# ISI Sues To Prevent Lawsuit



## Marauder06 (May 11, 2011)

This ought to be good...

http://www.msnbc.msn.com/id/42980653/ns/us_news-crime_and_courts/



> Pakistan’s embattled ISI intelligence service has retained U.S. lawyers to block a lawsuit alleging that its current and former directors helped one of the world’s most dangerous terrorist groups conduct the Nov. 2008 attack in Mumbai, India, killing 164 people, including six Americans.
> The lawsuit, filed late last year in U.S. federal court in New York by American family members of the victims and one survivor of  Mumbai, is based in large part on  evidence developed by the FBI  linking the ISI to the operatives of the Lashkar e Taiba terror group who are charged with conducting the operation.


----------



## AWP (May 11, 2011)

Watch....if this comes to anything those responsible will be "retired" ISI officers or "contractors" so that the ISI has some deniability.

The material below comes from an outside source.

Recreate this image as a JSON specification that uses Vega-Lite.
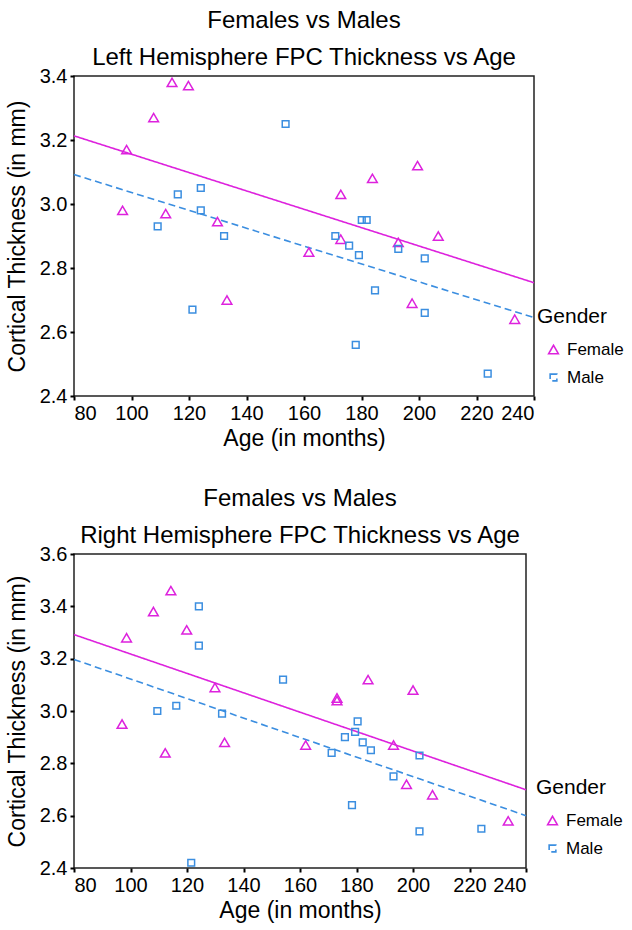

I'd trust the Mafia before I'd trust the ISI.....


----------



## Crusader74 (May 11, 2011)

I'd say they'd make a great curry.


----------



## RackMaster (May 11, 2011)

Irish said:


> I'd say they'd make a great curry.



Put them in witness protection running a curry shop in the middle of butt fuck know where then.


----------



## mike_cos (May 11, 2011)

Freefalling said:


> I'd trust the Mafia



Mafia? what's mafia...?


----------



## DA SWO (May 11, 2011)

I think the ISI should be more concerned with India's reaction.


----------



## Diamondback 2/2 (May 11, 2011)

I hope India fucks the Paki's up real soon like....


----------